En mariant sa sœur, Marguerite d’Angoulême, au fils de Catherine de Navarre et Jean d’Albret, Henri II d’Albret devenu roi de Navarre en 1517, François I° pouvait penser que l’emprise française sur le Béarn s’affirmerait plus que jamais. Cette union eut en fait un résultat inverse. Marguerite d’Angoulême (grand-mère d’Henri IV), princesse humaniste, sans adhérer elle-même à la Réforme, favorisa la diffusion en Béarn des idées nouvelles. En protégeant les prédicateurs de l'Évangélisme contre la justice de son frère, Marguerite d’Angoulême avait commencé à faire du Béarn un pays refuge pour les persécutés. De son fait, les officiers français ne pouvaient pénétrer, à leur poursuite, dans ce pays situé hors des limites du royaume, sans l’autorisation d’Henri II d’Albret.
Une étroite relation commençait à s’établir entre la souveraineté du Béarn et la défense de la Réforme : ces deux causes en arrivèrent à s’identifier sous Jeanne d’Albret. Marguerite d’Angoulême contribua en effet fortement à influencer sa fille unique, Jeanne d’Albret (mère d’Henri IV) qui, calviniste convaincue, n’eut de cesse avant d’avoir proscrit le catholicisme du Béarn. Désormais les rapports entre le royaume et la vicomté furent en partie dominés par la lutte mettant aux prises les deux Églises.
Voilà donc trois femmes qui marquèrent sans discontinuité l’histoire de notre territoire, en luttant de façon décisive pour lui préserver tout son caractère, son autonomie, sa forte identité. Intéressant de noter que, accessoirement, aucune d’entre elles ne naquit en Béarn, si ce n’est respectivement à Mont-de-Marsan, Angoulême et Saint-Germain-en-Laye.
Un autre fait pesa lourdement sur les rapports entre le royaume de France et la vicomté de Béarn à cette époque. En France l’absolutisme triompha définitivement au XVI° siècle ; en Béarn, les États (assemblée représentative), devenus le bastion du protestantisme, conservèrent leurs prérogatives. L’union avec la France aurait signifié donc, pour la majorité protestante des États, non seulement le rétablissement du catholicisme, mais également, avec l’introduction de certaines pratiques absolutistes, la fin des libertés locales, incarnées par les Fors (sorte de code législatif, ou de constitution).
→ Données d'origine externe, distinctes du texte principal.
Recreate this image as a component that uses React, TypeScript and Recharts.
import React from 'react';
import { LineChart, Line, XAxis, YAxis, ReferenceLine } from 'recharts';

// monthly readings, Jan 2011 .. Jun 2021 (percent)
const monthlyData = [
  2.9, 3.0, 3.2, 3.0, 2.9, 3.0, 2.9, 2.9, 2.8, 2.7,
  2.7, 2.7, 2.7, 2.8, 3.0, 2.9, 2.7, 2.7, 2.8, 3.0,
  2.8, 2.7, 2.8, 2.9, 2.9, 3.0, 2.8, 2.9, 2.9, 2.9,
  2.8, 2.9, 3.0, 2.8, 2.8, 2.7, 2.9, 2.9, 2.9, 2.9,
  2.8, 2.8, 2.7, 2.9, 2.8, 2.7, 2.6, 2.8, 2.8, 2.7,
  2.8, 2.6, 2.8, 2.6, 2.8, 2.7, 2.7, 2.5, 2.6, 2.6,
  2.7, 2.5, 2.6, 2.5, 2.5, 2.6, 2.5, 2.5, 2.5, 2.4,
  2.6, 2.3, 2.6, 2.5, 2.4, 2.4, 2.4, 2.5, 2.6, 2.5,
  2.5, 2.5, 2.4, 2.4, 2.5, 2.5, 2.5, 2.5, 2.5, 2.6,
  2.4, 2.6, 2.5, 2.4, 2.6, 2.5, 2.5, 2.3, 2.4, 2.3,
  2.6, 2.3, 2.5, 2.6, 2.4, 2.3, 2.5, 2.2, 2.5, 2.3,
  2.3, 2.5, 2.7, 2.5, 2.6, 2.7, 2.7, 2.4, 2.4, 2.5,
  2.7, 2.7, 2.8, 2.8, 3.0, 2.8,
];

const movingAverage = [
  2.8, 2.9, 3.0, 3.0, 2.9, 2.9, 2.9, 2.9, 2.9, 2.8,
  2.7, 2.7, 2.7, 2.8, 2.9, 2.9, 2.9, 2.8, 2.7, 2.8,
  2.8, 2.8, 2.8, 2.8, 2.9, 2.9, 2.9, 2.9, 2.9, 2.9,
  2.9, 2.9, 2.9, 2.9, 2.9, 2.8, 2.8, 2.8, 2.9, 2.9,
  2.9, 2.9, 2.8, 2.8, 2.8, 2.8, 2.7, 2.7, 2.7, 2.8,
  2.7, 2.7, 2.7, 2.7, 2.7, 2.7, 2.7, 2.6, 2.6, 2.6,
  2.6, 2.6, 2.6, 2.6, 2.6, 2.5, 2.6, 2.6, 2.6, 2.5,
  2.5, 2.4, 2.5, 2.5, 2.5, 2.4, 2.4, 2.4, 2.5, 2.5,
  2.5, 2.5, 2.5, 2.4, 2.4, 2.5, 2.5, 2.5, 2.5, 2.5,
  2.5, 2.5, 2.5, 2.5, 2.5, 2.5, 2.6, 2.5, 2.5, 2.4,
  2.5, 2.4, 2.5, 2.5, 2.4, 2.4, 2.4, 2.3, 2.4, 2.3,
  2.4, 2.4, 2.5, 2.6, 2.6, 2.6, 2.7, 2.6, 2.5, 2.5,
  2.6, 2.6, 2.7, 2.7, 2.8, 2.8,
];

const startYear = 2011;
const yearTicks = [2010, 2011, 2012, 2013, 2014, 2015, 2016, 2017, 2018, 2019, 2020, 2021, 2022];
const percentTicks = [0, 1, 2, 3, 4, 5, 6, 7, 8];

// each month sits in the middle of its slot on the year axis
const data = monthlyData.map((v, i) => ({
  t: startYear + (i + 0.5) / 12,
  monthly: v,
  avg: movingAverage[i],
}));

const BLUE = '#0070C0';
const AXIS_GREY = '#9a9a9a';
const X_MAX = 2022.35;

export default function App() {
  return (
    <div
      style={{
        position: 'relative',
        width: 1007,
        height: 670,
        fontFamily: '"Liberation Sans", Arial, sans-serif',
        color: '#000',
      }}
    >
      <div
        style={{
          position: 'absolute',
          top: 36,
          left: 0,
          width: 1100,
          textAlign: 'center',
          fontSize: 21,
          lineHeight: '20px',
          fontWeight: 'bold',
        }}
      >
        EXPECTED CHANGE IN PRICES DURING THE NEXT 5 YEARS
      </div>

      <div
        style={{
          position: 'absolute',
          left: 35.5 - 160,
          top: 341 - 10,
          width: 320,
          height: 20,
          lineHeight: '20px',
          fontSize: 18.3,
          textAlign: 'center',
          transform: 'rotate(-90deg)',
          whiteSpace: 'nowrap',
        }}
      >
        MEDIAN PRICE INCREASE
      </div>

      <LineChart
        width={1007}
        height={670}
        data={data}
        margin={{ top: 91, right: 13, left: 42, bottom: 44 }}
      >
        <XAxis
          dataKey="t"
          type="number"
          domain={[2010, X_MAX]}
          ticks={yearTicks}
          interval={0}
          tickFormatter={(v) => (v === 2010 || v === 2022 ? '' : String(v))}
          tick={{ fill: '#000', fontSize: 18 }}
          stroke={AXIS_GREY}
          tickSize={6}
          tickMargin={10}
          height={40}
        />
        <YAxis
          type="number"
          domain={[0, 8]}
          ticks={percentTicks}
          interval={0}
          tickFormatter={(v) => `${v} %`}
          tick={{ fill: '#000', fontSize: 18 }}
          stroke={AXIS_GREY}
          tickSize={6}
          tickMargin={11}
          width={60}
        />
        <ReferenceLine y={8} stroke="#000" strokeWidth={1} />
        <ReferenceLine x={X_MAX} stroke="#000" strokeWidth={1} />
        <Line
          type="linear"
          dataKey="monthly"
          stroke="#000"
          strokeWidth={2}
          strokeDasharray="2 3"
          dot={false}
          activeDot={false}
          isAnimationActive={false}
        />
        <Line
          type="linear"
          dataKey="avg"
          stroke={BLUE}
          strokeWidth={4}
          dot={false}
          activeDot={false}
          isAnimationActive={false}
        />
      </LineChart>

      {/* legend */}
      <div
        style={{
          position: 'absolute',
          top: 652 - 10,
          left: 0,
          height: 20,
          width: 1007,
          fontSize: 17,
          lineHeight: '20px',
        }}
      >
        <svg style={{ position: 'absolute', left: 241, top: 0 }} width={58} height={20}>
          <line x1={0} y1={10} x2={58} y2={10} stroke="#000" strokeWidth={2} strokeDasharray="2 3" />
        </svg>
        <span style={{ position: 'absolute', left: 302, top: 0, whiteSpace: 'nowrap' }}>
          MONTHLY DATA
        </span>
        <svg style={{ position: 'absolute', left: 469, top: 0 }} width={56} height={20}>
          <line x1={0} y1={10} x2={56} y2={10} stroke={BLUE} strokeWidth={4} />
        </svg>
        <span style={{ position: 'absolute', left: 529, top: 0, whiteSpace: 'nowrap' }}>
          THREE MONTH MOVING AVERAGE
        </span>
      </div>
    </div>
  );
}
En cette fin du XVI° siècle, au royaume de France, mais aussi en Angleterre, les “monarchomaques” mirent au point des théories favorables à la division des pouvoirs, et considéraient qu’il existait un “pacte mutuel entre le roi et les citoyens”, ce qui était la négation même de l’absolutisme.
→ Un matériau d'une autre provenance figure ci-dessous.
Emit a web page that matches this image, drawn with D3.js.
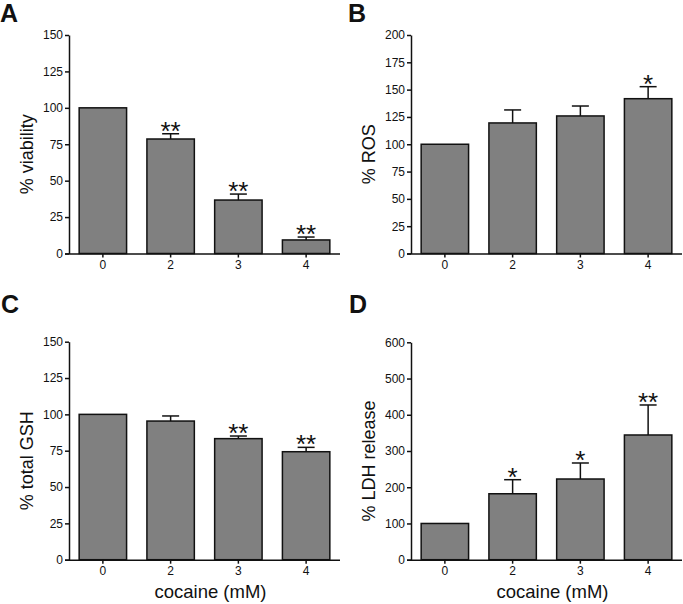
<!DOCTYPE html>
<html>
<head>
<meta charset="utf-8">
<script src="https://cdn.jsdelivr.net/npm/d3@7"></script>
<style>
  body { margin: 0; background: #fff; }
  svg { display: block; }
  text { font-family: "Liberation Sans", Arial, sans-serif; fill: #111; }
</style>
</head>
<body>
<svg id="chart" width="683" height="604"></svg>
<script>
// ---- data ----
const categories = ["0", "2", "3", "4"];

const viability    = [100, 78.6, 36.7, 9.3];
const viabilityErr = [0, 3.6, 4.1, 2.0];
const viabilitySig = ["", "**", "**", "**"];
const viabilityTicks = [0, 25, 50, 75, 100, 125, 150];

const ros    = [100, 119.5, 125.9, 141.7];
const rosErr = [0, 11.9, 9.1, 11.0];
const rosSig = ["", "", "", "*"];
const rosTicks = [0, 25, 50, 75, 100, 125, 150, 175, 200];

const gsh    = [100, 95.4, 83.3, 74.3];
const gshErr = [0, 3.5, 1.8, 3.0];
const gshSig = ["", "", "**", "**"];
const gshTicks = [0, 25, 50, 75, 100, 125, 150];

const ldh    = [100, 182, 222.7, 344.2];
const ldhErr = [0, 38.8, 44.2, 82.8];
const ldhSig = ["", "*", "*", "**"];
const ldhTicks = [0, 100, 200, 300, 400, 500, 600];

const panelLetters = ["A", "B", "C", "D"];
const yLabels = ["% viability", "% ROS", "% total GSH", "% LDH release"];
const xLabel = "cocaine (mM)";

// ---- layout ----
const svg = d3.select("#chart");

const panels = [
  { letter: panelLetters[0], ylab: yLabels[0], vals: viability, err: viabilityErr, sig: viabilitySig, ticks: viabilityTicks,
    x0: 69, x1: 340, yTop: 35, yBot: 253.5, lx: 0, ly: 22, showX: false },
  { letter: panelLetters[1], ylab: yLabels[1], vals: ros, err: rosErr, sig: rosSig, ticks: rosTicks,
    x0: 411, x1: 682, yTop: 35, yBot: 253.5, lx: 348, ly: 22, showX: false },
  { letter: panelLetters[2], ylab: yLabels[2], vals: gsh, err: gshErr, sig: gshSig, ticks: gshTicks,
    x0: 69, x1: 340, yTop: 341.7, yBot: 559.7, lx: 1, ly: 313, showX: true },
  { letter: panelLetters[3], ylab: yLabels[3], vals: ldh, err: ldhErr, sig: ldhSig, ticks: ldhTicks,
    x0: 411, x1: 682, yTop: 342.3, yBot: 559.7, lx: 349, ly: 313, showX: true }
];

panels.forEach(p => {
  const g = svg.append("g");
  const x = d3.scaleBand().domain(categories).range([p.x0, p.x1]).paddingInner(0.3).paddingOuter(0.15);
  const yMax = p.ticks[p.ticks.length - 1];
  const y = d3.scaleLinear().domain([0, yMax]).range([p.yBot, p.yTop]);

  // bars
  g.selectAll("rect.bar").data(p.vals).join("rect")
    .attr("class", "bar")
    .attr("x", (d, i) => x(categories[i]))
    .attr("width", x.bandwidth())
    .attr("y", d => y(d))
    .attr("height", d => y(0) - y(d))
    .attr("fill", "#808080")
    .attr("stroke", "#111")
    .attr("stroke-width", 1.5);

  // error bars (upper only)
  const capHalf = 8.5;
  p.vals.forEach((v, i) => {
    if (!p.err[i]) return;
    const cx = x(categories[i]) + x.bandwidth() / 2;
    g.append("line").attr("x1", cx).attr("x2", cx)
      .attr("y1", y(v)).attr("y2", y(v + p.err[i]))
      .attr("stroke", "#111").attr("stroke-width", 1.5);
    g.append("line").attr("x1", cx - capHalf).attr("x2", cx + capHalf)
      .attr("y1", y(v + p.err[i])).attr("y2", y(v + p.err[i]))
      .attr("stroke", "#111").attr("stroke-width", 1.5);
  });

  // significance stars
  p.sig.forEach((s, i) => {
    if (!s) return;
    const cx = x(categories[i]) + x.bandwidth() / 2;
    g.append("text").attr("x", cx).attr("y", y(p.vals[i] + p.err[i]) + 6)
      .attr("text-anchor", "middle").attr("font-size", 26).attr("fill", "#222").text(s);
  });

  // y axis
  const ya = g.append("g").attr("transform", `translate(${p.x0},0)`)
    .call(d3.axisLeft(y).tickValues(p.ticks).tickSize(4).tickSizeOuter(0).tickPadding(2));
  ya.selectAll("path, line").attr("stroke", "#111").attr("stroke-width", 1.5);
  ya.selectAll("text").attr("font-size", 12).attr("font-family", "Liberation Sans, Arial, sans-serif").attr("fill", "#222");

  // x axis
  const xa = g.append("g").attr("transform", `translate(0,${p.yBot})`)
    .call(d3.axisBottom(x).tickSize(4).tickSizeOuter(0).tickPadding(2));
  xa.select("path.domain").attr("d", `M${p.x0 - 4},0.5H${p.x1}`);
  xa.selectAll("path, line").attr("stroke", "#111").attr("stroke-width", 1.5);
  xa.selectAll("text").attr("font-size", 12).attr("font-family", "Liberation Sans, Arial, sans-serif")
    .attr("fill", "#222").attr("dy", null).attr("y", 15.5);

  // y label
  const cy = (p.yTop + p.yBot) / 2 + 10;
  g.append("text").attr("transform", `translate(${p.x0 - 36},${cy}) rotate(-90)`)
    .attr("text-anchor", "middle").attr("font-size", 18).attr("fill", "#111").text(p.ylab);

  // x label
  if (p.showX) {
    g.append("text").attr("x", (p.x0 + p.x1) / 2 + 6).attr("y", 598)
      .attr("text-anchor", "middle").attr("font-size", 18.5).attr("fill", "#111").text(xLabel);
  }

  // panel letter
  g.append("text").attr("x", p.lx).attr("y", p.ly)
    .attr("font-size", 25).attr("font-weight", "bold").attr("fill", "#000").text(p.letter);
});
</script>
</body>
</html>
Reflétant cette thèse, la vie politique en Béarn aurait ainsi été régie par un double contrat : l’un entre le vicomte et son peuple, l’autre entre le peuple et l’assemblée chargée de le représenter (les États). Dans les deux cas, le respect des Fors était à la base du contrat. Il en résultait que la légitimité du vicomte ou des États, aux yeux du peuple, dépendait de leur respect des Fors. Ainsi le peuple détenait-il le pouvoir, mais il ne pouvait l’exercer que par l’intermédiaire de ses délégués groupés dans de petites assemblées locales où l’aristocratie dirigeait en fait. Le Béarn de l’époque était un exemple particulièrement probant, avec ses États, de ce véritable fédéralisme aristocratique. On retrouve d’ailleurs aussi à l’époque l’influence de ces mêmes théories monarchomaques en Angleterre et aux Pays-Bas.
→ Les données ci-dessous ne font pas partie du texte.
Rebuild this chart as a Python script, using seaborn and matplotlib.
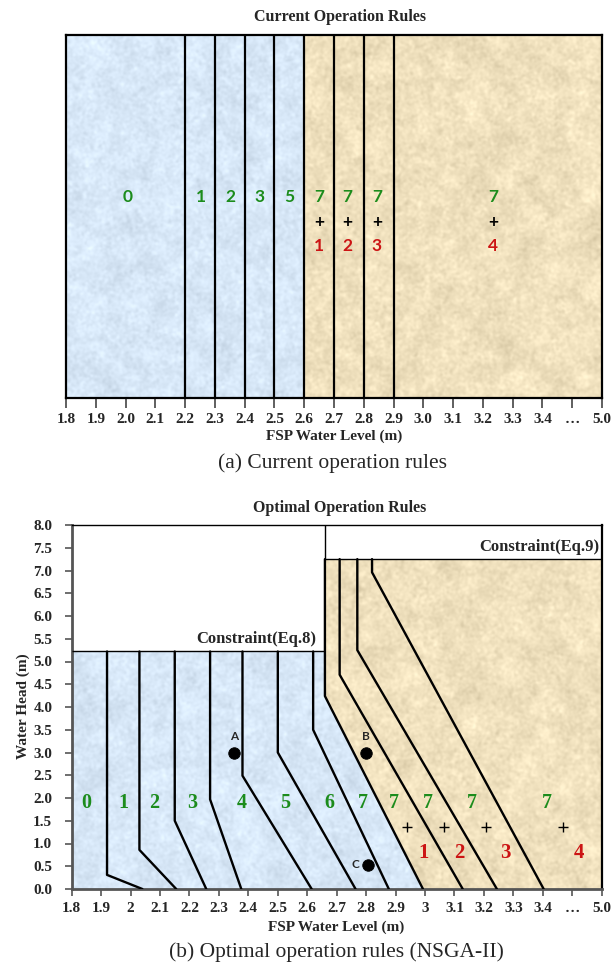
import numpy as np
import pandas as pd
import matplotlib
matplotlib.use("Agg")
import matplotlib.pyplot as plt
import seaborn as sns
from matplotlib.patches import Polygon

# ---------------- data ----------------
# FSP water level tick labels (broken axis: 3.4 ... 5.0)
ticks_a = ["1.8", "1.9", "2.0", "2.1", "2.2", "2.3", "2.4", "2.5", "2.6", "2.7",
           "2.8", "2.9", "3.0", "3.1", "3.2", "3.3", "3.4", "\u2026", "5.0"]
ticks_b = ["1.8", "1.9", "2", "2.1", "2.2", "2.3", "2.4", "2.5", "2.6", "2.7",
           "2.8", "2.9", "3", "3.1", "3.2", "3.3", "3.4", "\u2026", "5.0"]
head_ticks = [0.0, 0.5, 1.0, 1.5, 2.0, 2.5, 3.0, 3.5, 4.0, 4.5, 5.0, 5.5, 6.0, 6.5, 7.0, 7.5, 8.0]

# (a) current rules: switching levels and zone annotations
current_bounds = [2.2, 2.3, 2.4, 2.5, 2.6, 2.7, 2.8, 2.9]
current_pump_start = 2.6          # upper (tan) zone begins here
current_green_x = [2.008, 2.254, 2.352, 2.451, 2.55, 2.649, 2.746, 2.844, 3.235]
current_green = ["0", "1", "2", "3", "5", "7", "7", "7", "7"]
current_red_x = [2.649, 2.746, 2.844, 3.235]
current_red = ["1", "2", "3", "4"]

# (b) optimal rules: each rule = vertical at x_upper from top head down to knee, then to x_bottom at 0 m
rule_x_upper = [1.92, 2.03, 2.15, 2.27, 2.38, 2.50, 2.62, 2.66, 2.71, 2.77, 2.82]
rule_top = [5.22, 5.22, 5.22, 5.22, 5.22, 5.22, 5.22, 7.25, 7.25, 7.25, 7.25]
rule_knee = [0.31, 0.86, 1.50, 1.97, 2.49, 3.00, 3.50, 4.24, 4.71, 5.25, 6.96]
rule_x_bottom = [2.04, 2.155, 2.257, 2.376, 2.615, 2.764, 2.877, 2.993, 3.128, 3.244, 3.423]
eq8_head = 5.22
eq9_head = 7.25
eq9_level = 2.66

opt_green_x = [1.848, 1.976, 2.08, 2.209, 2.376, 2.524, 2.675, 2.789, 2.894, 3.010, 3.158, 3.52]
opt_green = ["0", "1", "2", "3", "4", "5", "6", "7", "7", "7", "7", "7"]
opt_plus_x = [2.94, 3.065, 3.206, 3.96]
opt_red_x = [2.994, 3.116, 3.274, 4.37]
opt_red = ["1", "2", "3", "4"]

point_names = ["A", "B", "C"]
point_level = [2.35, 2.80, 2.805]
point_head = [3.0, 3.0, 0.53]


def to_axis(level):
    """Map FSP level onto the broken axis (linear to 3.4, compressed above)."""
    level = np.asarray(level, dtype=float)
    return np.where(level <= 3.4 + 1e-9, (level - 1.8) / 0.1, 16 + (level - 3.4) / 0.8)


# ---------------- style ----------------
sns.set_theme(style="white")
plt.rcParams["font.family"] = ["Liberation Serif", "DejaVu Serif"]
plt.rcParams["axes.linewidth"] = 1.5

GREEN = "#1c8c1c"
RED = "#cc1414"
BLUE = (216, 232, 248)
TAN = (240, 225, 190)
SANS = ["Lato", "DejaVu Sans"]


def _blur(a, sigma):
    fy = np.fft.fftfreq(a.shape[0])[:, None]
    fx = np.fft.fftfreq(a.shape[1])[None, :]
    g = np.exp(-2 * (np.pi * sigma) ** 2 * (fx ** 2 + fy ** 2))
    return np.real(np.fft.ifft2(np.fft.fft2(a) * g))


def paper_texture(seed, base, amp, shape=(380, 560)):
    rng = np.random.default_rng(seed)
    n = (_blur(rng.standard_normal(shape), 1.2) * 1.0
         + _blur(rng.standard_normal(shape), 6.0) * 4.0)
    n = (n - n.mean()) / n.std()
    rgb = np.array(base, dtype=float)[None, None, :] / 255.0 + amp * n[..., None]
    return np.clip(rgb, 0, 1)


def fill_textured(ax, verts, tex, extent):
    poly = Polygon(verts, closed=True, facecolor="none", edgecolor="none")
    ax.add_patch(poly)
    im = ax.imshow(tex, extent=extent, aspect="auto", interpolation="bilinear",
                   zorder=0, origin="lower")
    im.set_clip_path(poly)


fig = plt.figure(figsize=(6.16, 9.66), dpi=100)
W, H = 616, 966

# ================= (a) current operation rules =================
ax1 = fig.add_axes([66 / W, 1 - 398 / H, 536 / W, 363 / H])
ax1.set_xlim(0, 18)
ax1.set_ylim(0, 1)
xs = float(to_axis(current_pump_start))
fill_textured(ax1, [(0, 0), (0, 1), (xs, 1), (xs, 0)],
              paper_texture(1, BLUE, 0.02), (0, 18, 0, 1))
fill_textured(ax1, [(xs, 0), (xs, 1), (18, 1), (18, 0)],
              paper_texture(2, TAN, 0.024), (0, 18, 0, 1))
ax1.vlines(to_axis(current_bounds), 0, 1, colors="black", lw=1.6, zorder=3)

for x, t in zip(current_green_x, current_green):
    ax1.text(float(to_axis(x)), 0.554, t, color=GREEN, fontsize=12.5, fontweight="bold",
             family=SANS, ha="center", va="center", zorder=4)
for x in current_red_x:
    ax1.text(float(to_axis(x)), 0.486, "+", color="black", fontsize=12.5, fontweight="bold",
             family=SANS, ha="center", va="center", zorder=4)
for x, t in zip(current_red_x, current_red):
    ax1.text(float(to_axis(x)), 0.419, t, color=RED, fontsize=12.5, fontweight="bold",
             family=SANS, ha="center", va="center", zorder=4)

ax1.set_xticks(range(19))
ax1.set_xticklabels(ticks_a, fontsize=11, fontweight="bold")
ax1.set_yticks([])
ax1.tick_params(axis="x", direction="out", length=7, width=1.2, color="#444444", pad=4,
                bottom=True)
for s in ax1.spines.values():
    s.set_color("black")
    s.set_linewidth(1.6)

fig.text(340 / W, 1 - 17 / H, "Current Operation Rules", ha="center", va="center",
         fontsize=11.5, fontweight="bold")
fig.text(334 / W, 1 - 436 / H, "FSP Water Level (m)", ha="center", va="center",
         fontsize=11, fontweight="bold")
fig.text(332 / W, 1 - 463 / H, "(a) Current operation rules", ha="center", va="center",
         fontsize=15.5)

# ================= (b) optimal operation rules (NSGA-II) =================
ax2 = fig.add_axes([71.7 / W, 1 - 889 / H, 530 / W, 364 / H])
ax2.set_xlim(0, 18)
ax2.set_ylim(0, 8)

xb = float(to_axis(eq9_level))
blue_verts = [(0, 0), (0, eq8_head), (xb, eq8_head), (xb, rule_knee[7]),
              (float(to_axis(rule_x_bottom[7])), 0)]
tan_verts = [(xb, eq9_head), (18, eq9_head), (18, 0),
             (float(to_axis(rule_x_bottom[7])), 0), (xb, rule_knee[7])]
fill_textured(ax2, blue_verts, paper_texture(3, BLUE, 0.02), (0, 18, 0, 8))
fill_textured(ax2, tan_verts, paper_texture(4, TAN, 0.024), (0, 18, 0, 8))

# constraint edges
ax2.hlines(eq8_head, 0, xb, colors="black", lw=1.0, zorder=3)
ax2.hlines(eq9_head, xb, 18, colors="black", lw=1.0, zorder=3)
ax2.vlines(xb, eq9_head, 8, colors="black", lw=1.0, zorder=3)

# rule lines
rows = []
for i, (xu, top, knee, xbot) in enumerate(zip(rule_x_upper, rule_top, rule_knee, rule_x_bottom)):
    for lv, hd, k in [(xu, top, 0), (xu, knee, 1), (xbot, 0.0, 2)]:
        rows.append({"rule": i, "order": k, "pos": float(to_axis(lv)), "head": hd})
rules = pd.DataFrame(rows)
for i, g in rules.groupby("rule"):
    sns.lineplot(data=g, x="pos", y="head", sort=False, estimator=None, color="black",
                 lw=1.7, ax=ax2, zorder=3)

for x, t in zip(opt_green_x, opt_green):
    ax2.text(float(to_axis(x)), 1.9, t, color=GREEN, fontsize=14.5, fontweight="bold",
             ha="center", va="center", zorder=4)
ax2.scatter(to_axis(opt_plus_x), [1.36] * len(opt_plus_x), marker="+", s=55,
            color="black", linewidths=1.0, zorder=4)
for x, t in zip(opt_red_x, opt_red):
    ax2.text(float(to_axis(x)), 0.80, t, color=RED, fontsize=15, fontweight="bold",
             ha="center", va="center", zorder=4)

pts = pd.DataFrame({"pos": to_axis(point_level), "head": point_head, "name": point_names})
sns.scatterplot(data=pts, x="pos", y="head", color="black", s=68, edgecolor="black",
                ax=ax2, zorder=5, legend=False)
for _, r in pts.iterrows():
    if r["name"] == "C":
        ax2.text(r["pos"] - 0.28, r["head"], r["name"], ha="right", va="center",
                 fontsize=8.5, fontweight="bold", family=SANS, zorder=5)
    else:
        ax2.text(r["pos"], r["head"] + 0.36, r["name"], ha="center", va="center",
                 fontsize=8.5, fontweight="bold", family=SANS, zorder=5)

ax2.text(float(to_axis(2.632)), 5.5, "Constraint(Eq.8)", ha="right", va="center",
         fontsize=12, fontweight="bold", zorder=4)
ax2.text(17.92, 7.52, "Constraint(Eq.9)", ha="right", va="center",
         fontsize=12, fontweight="bold", zorder=4)

ax2.set_xticks(range(19))
ax2.set_xticklabels(ticks_b, fontsize=11, fontweight="bold")
ax2.set_yticks(head_ticks)
ax2.set_yticklabels([f"{v:.1f}" for v in head_ticks], fontsize=11, fontweight="bold")
ax2.tick_params(axis="x", direction="out", length=5, width=1.2, color="#555555", pad=4,
                bottom=True)
ax2.tick_params(axis="y", direction="out", length=5, width=1.2, color="#555555", pad=9,
                left=True)
ax2.set_xlabel("")
ax2.set_ylabel("")
for side in ["top", "right"]:
    ax2.spines[side].set_color("black")
    ax2.spines[side].set_linewidth(1.0)
ax2.spines["right"].set_linewidth(1.6)
for side in ["left", "bottom"]:
    ax2.spines[side].set_color("#555555")
    ax2.spines[side].set_linewidth(2.0)

fig.text(340 / W, 1 - 508 / H, "Optimal Operation Rules", ha="center", va="center",
         fontsize=11.5, fontweight="bold")
fig.text(23 / W, 1 - 706 / H, "Water Head (m)", ha="center", va="center", rotation=90,
         fontsize=11, fontweight="bold")
fig.text(336 / W, 1 - 927 / H, "FSP Water Level (m)", ha="center", va="center",
         fontsize=11, fontweight="bold")
fig.text(336 / W, 1 - 952 / H, "(b) Optimal operation rules (NSGA-II)", ha="center",
         va="center", fontsize=15.5)

fig.savefig("out.png", dpi=100)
Si avec notre regard contemporain, la logique de ce système représentatif est d’une certaine façon ordinaire dans un univers démocratique, il n’en reste pas moins que, en Béarn, les racines de ce concept sont profondément ancrées dans notre histoire, notre culture collective. À ce titre, il est agréable d’imaginer que dans nos collectivités, en Béarn plus qu’ailleurs, la population se considèrerait encore plus intimement détentrice du pouvoir, et davantage sensible à l’usage qu’en feraient ses représentants.
Quatre siècles ont donc maintenant recouvert cette ambition de souveraineté dont s’était épris le Béarn. Suffisamment de temps pour s’assurer que les traits des habitants de ce bout de terre au pied des Pyrénées ici mis en exergue sont résilients ou pas, si ce sont des "forces souveraines" ou pas. Je me plais à y croire, ce serait tellement en phase avec les prétentions de notre société comme le sont un rôle majeur des femmes dans notre système de gouvernance, et une participation et responsabilisation citoyennes accrues. Quoiqu'il en soit, ces femmes de pouvoir l’ont bien montré : on s’attache vite à cette terre, quand bien même on n’y est pas né !
Jean-Michel Cabanes,
très largement inspiré, voire repris en partie, des ouvrages de Pierre Tucoo-Chala, historien par excellence du Béarn.